◆ TASK STATEMENT:
Images should be left out, and everything else in the listing reproduced exactly.

◆ DATASET EXTRACT:
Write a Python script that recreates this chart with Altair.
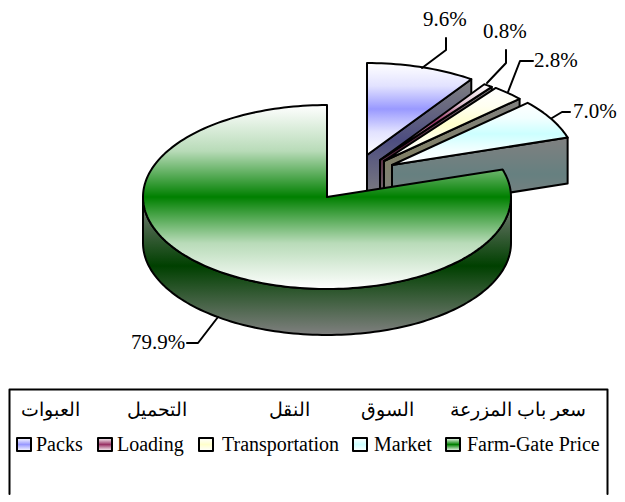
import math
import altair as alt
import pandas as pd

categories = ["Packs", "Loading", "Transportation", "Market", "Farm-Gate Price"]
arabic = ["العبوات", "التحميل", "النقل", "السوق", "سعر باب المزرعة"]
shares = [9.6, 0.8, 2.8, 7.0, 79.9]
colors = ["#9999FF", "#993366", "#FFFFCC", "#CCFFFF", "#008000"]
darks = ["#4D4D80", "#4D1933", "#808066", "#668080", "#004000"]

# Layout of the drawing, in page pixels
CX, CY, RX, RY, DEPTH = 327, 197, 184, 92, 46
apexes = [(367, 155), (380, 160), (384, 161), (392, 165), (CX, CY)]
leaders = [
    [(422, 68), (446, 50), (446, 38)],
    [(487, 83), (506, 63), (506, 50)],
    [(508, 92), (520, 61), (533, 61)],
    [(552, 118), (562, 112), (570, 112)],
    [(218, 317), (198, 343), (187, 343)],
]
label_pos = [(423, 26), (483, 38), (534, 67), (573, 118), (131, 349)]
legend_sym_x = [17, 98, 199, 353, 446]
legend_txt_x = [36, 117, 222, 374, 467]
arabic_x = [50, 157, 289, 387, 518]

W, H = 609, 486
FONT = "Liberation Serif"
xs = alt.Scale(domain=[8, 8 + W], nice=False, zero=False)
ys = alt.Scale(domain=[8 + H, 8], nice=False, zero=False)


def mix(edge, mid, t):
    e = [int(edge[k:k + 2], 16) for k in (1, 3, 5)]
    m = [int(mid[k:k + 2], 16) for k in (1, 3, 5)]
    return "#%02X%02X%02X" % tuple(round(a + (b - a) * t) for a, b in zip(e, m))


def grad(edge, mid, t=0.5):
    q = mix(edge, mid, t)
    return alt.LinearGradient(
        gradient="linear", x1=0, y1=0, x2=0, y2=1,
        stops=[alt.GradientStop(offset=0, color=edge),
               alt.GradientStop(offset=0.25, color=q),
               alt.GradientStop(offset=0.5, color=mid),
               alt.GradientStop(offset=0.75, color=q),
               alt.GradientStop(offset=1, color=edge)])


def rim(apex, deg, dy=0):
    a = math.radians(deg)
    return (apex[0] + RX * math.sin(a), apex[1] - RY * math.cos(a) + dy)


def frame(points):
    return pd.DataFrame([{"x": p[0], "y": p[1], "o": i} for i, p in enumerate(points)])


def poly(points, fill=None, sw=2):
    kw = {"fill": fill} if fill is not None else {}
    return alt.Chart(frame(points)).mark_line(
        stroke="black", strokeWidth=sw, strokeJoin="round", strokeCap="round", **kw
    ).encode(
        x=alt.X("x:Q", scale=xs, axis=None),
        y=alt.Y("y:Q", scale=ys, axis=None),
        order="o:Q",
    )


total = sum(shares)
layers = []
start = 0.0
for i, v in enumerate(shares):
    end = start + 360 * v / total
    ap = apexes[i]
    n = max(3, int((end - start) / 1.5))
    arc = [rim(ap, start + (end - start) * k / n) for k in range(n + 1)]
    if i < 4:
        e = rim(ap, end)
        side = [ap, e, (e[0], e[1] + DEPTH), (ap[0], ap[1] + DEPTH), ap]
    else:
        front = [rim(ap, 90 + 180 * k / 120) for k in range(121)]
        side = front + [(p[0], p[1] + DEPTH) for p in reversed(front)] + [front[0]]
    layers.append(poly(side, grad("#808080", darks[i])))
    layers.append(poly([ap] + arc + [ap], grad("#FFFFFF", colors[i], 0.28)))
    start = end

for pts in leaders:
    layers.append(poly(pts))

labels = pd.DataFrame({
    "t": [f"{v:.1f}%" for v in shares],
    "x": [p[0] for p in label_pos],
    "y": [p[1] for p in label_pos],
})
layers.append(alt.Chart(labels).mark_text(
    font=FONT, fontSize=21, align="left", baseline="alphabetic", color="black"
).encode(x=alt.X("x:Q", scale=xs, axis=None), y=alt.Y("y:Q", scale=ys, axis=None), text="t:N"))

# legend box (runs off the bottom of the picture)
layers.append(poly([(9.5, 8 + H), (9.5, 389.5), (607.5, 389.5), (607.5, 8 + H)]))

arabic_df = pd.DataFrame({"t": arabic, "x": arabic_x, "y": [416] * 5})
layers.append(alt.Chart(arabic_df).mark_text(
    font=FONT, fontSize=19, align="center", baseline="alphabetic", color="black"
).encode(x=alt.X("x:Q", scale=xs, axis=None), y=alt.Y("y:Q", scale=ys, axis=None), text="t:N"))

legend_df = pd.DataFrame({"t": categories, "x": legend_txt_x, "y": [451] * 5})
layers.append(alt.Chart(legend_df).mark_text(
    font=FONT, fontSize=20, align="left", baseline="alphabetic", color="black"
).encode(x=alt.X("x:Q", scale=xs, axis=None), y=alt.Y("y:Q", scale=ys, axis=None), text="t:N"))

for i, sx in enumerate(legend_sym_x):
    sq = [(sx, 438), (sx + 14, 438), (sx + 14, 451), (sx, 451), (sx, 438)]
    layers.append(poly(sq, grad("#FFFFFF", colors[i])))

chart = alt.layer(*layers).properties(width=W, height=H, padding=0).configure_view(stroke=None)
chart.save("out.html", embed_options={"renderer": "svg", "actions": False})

◆ WRITTEN RESPONSE:
Write a Python script that recreates this chart with Altair.
import math
import altair as alt
import pandas as pd

categories = ["Packs", "Loading", "Transportation", "Market", "Farm-Gate Price"]
arabic = ["العبوات", "التحميل", "النقل", "السوق", "سعر باب المزرعة"]
shares = [9.6, 0.8, 2.8, 7.0, 79.9]
colors = ["#9999FF", "#993366", "#FFFFCC", "#CCFFFF", "#008000"]
darks = ["#4D4D80", "#4D1933", "#808066", "#668080", "#004000"]

# Layout of the drawing, in page pixels
CX, CY, RX, RY, DEPTH = 327, 197, 184, 92, 46
apexes = [(367, 155), (380, 160), (384, 161), (392, 165), (CX, CY)]
leaders = [
    [(422, 68), (446, 50), (446, 38)],
    [(487, 83), (506, 63), (506, 50)],
    [(508, 92), (520, 61), (533, 61)],
    [(552, 118), (562, 112), (570, 112)],
    [(218, 317), (198, 343), (187, 343)],
]
label_pos = [(423, 26), (483, 38), (534, 67), (573, 118), (131, 349)]
legend_sym_x = [17, 98, 199, 353, 446]
legend_txt_x = [36, 117, 222, 374, 467]
arabic_x = [50, 157, 289, 387, 518]

W, H = 609, 486
FONT = "Liberation Serif"
xs = alt.Scale(domain=[8, 8 + W], nice=False, zero=False)
ys = alt.Scale(domain=[8 + H, 8], nice=False, zero=False)


def mix(edge, mid, t):
    e = [int(edge[k:k + 2], 16) for k in (1, 3, 5)]
    m = [int(mid[k:k + 2], 16) for k in (1, 3, 5)]
    return "#%02X%02X%02X" % tuple(round(a + (b - a) * t) for a, b in zip(e, m))


def grad(edge, mid, t=0.5):
    q = mix(edge, mid, t)
    return alt.LinearGradient(
        gradient="linear", x1=0, y1=0, x2=0, y2=1,
        stops=[alt.GradientStop(offset=0, color=edge),
               alt.GradientStop(offset=0.25, color=q),
               alt.GradientStop(offset=0.5, color=mid),
               alt.GradientStop(offset=0.75, color=q),
               alt.GradientStop(offset=1, color=edge)])


def rim(apex, deg, dy=0):
    a = math.radians(deg)
    return (apex[0] + RX * math.sin(a), apex[1] - RY * math.cos(a) + dy)


def frame(points):
    return pd.DataFrame([{"x": p[0], "y": p[1], "o": i} for i, p in enumerate(points)])


def poly(points, fill=None, sw=2):
    kw = {"fill": fill} if fill is not None else {}
    return alt.Chart(frame(points)).mark_line(
        stroke="black", strokeWidth=sw, strokeJoin="round", strokeCap="round", **kw
    ).encode(
        x=alt.X("x:Q", scale=xs, axis=None),
        y=alt.Y("y:Q", scale=ys, axis=None),
        order="o:Q",
    )


total = sum(shares)
layers = []
start = 0.0
for i, v in enumerate(shares):
    end = start + 360 * v / total
    ap = apexes[i]
    n = max(3, int((end - start) / 1.5))
    arc = [rim(ap, start + (end - start) * k / n) for k in range(n + 1)]
    if i < 4:
        e = rim(ap, end)
        side = [ap, e, (e[0], e[1] + DEPTH), (ap[0], ap[1] + DEPTH), ap]
    else:
        front = [rim(ap, 90 + 180 * k / 120) for k in range(121)]
        side = front + [(p[0], p[1] + DEPTH) for p in reversed(front)] + [front[0]]
    layers.append(poly(side, grad("#808080", darks[i])))
    layers.append(poly([ap] + arc + [ap], grad("#FFFFFF", colors[i], 0.28)))
    start = end

for pts in leaders:
    layers.append(poly(pts))

labels = pd.DataFrame({
    "t": [f"{v:.1f}%" for v in shares],
    "x": [p[0] for p in label_pos],
    "y": [p[1] for p in label_pos],
})
layers.append(alt.Chart(labels).mark_text(
    font=FONT, fontSize=21, align="left", baseline="alphabetic", color="black"
).encode(x=alt.X("x:Q", scale=xs, axis=None), y=alt.Y("y:Q", scale=ys, axis=None), text="t:N"))

# legend box (runs off the bottom of the picture)
layers.append(poly([(9.5, 8 + H), (9.5, 389.5), (607.5, 389.5), (607.5, 8 + H)]))

arabic_df = pd.DataFrame({"t": arabic, "x": arabic_x, "y": [416] * 5})
layers.append(alt.Chart(arabic_df).mark_text(
    font=FONT, fontSize=19, align="center", baseline="alphabetic", color="black"
).encode(x=alt.X("x:Q", scale=xs, axis=None), y=alt.Y("y:Q", scale=ys, axis=None), text="t:N"))

legend_df = pd.DataFrame({"t": categories, "x": legend_txt_x, "y": [451] * 5})
layers.append(alt.Chart(legend_df).mark_text(
    font=FONT, fontSize=20, align="left", baseline="alphabetic", color="black"
).encode(x=alt.X("x:Q", scale=xs, axis=None), y=alt.Y("y:Q", scale=ys, axis=None), text="t:N"))

for i, sx in enumerate(legend_sym_x):
    sq = [(sx, 438), (sx + 14, 438), (sx + 14, 451), (sx, 451), (sx, 438)]
    layers.append(poly(sq, grad("#FFFFFF", colors[i])))

chart = alt.layer(*layers).properties(width=W, height=H, padding=0).configure_view(stroke=None)
chart.save("out.html", embed_options={"renderer": "svg", "actions": False})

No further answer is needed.